_Aim_:
Leave out the pictures and retype only the lines from the opening line to the line that holds "(0,0) rectangle (457,1164);", both ends included.

>> START

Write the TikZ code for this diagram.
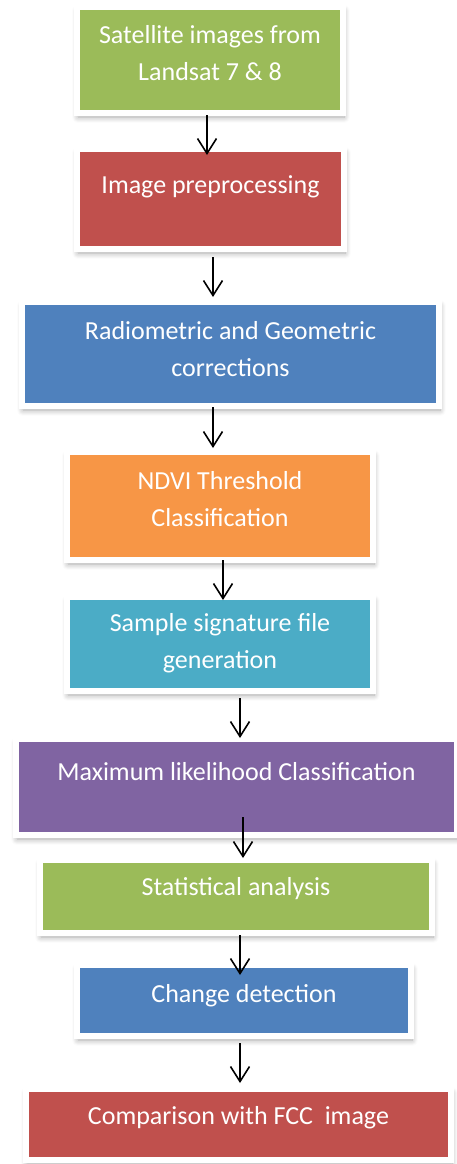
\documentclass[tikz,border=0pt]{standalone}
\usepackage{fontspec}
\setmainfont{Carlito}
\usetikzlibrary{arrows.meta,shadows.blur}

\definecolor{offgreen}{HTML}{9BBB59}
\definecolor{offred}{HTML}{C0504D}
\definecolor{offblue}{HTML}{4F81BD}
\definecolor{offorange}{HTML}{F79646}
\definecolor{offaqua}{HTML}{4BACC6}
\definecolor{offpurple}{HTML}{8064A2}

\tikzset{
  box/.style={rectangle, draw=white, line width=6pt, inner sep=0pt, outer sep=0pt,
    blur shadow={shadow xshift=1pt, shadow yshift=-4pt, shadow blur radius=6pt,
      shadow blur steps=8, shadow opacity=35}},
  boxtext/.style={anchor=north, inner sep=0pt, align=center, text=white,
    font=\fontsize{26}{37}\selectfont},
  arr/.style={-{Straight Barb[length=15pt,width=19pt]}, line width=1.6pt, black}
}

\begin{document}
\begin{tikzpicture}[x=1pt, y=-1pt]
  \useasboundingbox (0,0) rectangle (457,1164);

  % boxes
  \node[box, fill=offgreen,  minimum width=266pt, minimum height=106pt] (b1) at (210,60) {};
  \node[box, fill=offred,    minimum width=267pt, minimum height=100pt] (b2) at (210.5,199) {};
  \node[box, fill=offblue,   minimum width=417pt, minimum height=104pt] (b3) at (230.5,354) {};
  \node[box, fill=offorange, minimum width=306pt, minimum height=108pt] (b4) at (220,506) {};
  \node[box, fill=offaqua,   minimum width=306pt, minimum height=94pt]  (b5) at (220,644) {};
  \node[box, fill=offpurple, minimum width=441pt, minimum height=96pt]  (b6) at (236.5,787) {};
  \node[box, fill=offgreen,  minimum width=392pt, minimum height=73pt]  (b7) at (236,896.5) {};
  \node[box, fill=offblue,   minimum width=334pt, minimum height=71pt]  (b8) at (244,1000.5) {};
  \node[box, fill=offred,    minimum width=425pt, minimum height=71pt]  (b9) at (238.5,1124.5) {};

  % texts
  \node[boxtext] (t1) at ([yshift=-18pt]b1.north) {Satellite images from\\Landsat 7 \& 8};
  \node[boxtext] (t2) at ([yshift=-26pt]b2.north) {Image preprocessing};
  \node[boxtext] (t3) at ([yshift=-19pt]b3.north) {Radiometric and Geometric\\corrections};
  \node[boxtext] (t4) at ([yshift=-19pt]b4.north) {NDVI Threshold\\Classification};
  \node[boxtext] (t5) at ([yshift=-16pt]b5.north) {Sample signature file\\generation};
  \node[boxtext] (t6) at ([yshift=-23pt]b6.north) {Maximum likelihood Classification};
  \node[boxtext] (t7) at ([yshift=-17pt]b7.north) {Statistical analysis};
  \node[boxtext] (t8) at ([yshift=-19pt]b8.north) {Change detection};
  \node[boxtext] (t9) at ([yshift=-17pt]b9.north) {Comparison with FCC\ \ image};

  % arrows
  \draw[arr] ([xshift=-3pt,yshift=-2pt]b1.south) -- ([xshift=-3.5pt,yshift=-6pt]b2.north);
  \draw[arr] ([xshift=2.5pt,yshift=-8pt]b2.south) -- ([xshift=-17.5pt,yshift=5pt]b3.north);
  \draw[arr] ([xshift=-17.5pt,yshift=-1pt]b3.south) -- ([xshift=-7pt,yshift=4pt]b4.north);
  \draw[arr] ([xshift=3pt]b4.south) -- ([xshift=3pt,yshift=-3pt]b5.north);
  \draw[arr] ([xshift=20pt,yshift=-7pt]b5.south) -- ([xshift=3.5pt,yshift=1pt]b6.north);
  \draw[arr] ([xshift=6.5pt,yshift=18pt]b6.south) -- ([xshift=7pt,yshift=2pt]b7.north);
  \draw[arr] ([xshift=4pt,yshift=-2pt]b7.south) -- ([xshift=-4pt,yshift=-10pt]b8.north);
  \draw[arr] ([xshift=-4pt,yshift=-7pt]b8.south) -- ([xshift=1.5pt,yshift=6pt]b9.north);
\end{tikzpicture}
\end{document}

>> END

_Response to the task_:
Write the TikZ code for this diagram.
\documentclass[tikz,border=0pt]{standalone}
\usepackage{fontspec}
\setmainfont{Carlito}
\usetikzlibrary{arrows.meta,shadows.blur}

\definecolor{offgreen}{HTML}{9BBB59}
\definecolor{offred}{HTML}{C0504D}
\definecolor{offblue}{HTML}{4F81BD}
\definecolor{offorange}{HTML}{F79646}
\definecolor{offaqua}{HTML}{4BACC6}
\definecolor{offpurple}{HTML}{8064A2}

\tikzset{
  box/.style={rectangle, draw=white, line width=6pt, inner sep=0pt, outer sep=0pt,
    blur shadow={shadow xshift=1pt, shadow yshift=-4pt, shadow blur radius=6pt,
      shadow blur steps=8, shadow opacity=35}},
  boxtext/.style={anchor=north, inner sep=0pt, align=center, text=white,
    font=\fontsize{26}{37}\selectfont},
  arr/.style={-{Straight Barb[length=15pt,width=19pt]}, line width=1.6pt, black}
}

\begin{document}
\begin{tikzpicture}[x=1pt, y=-1pt]
  \useasboundingbox (0,0) rectangle (457,1164);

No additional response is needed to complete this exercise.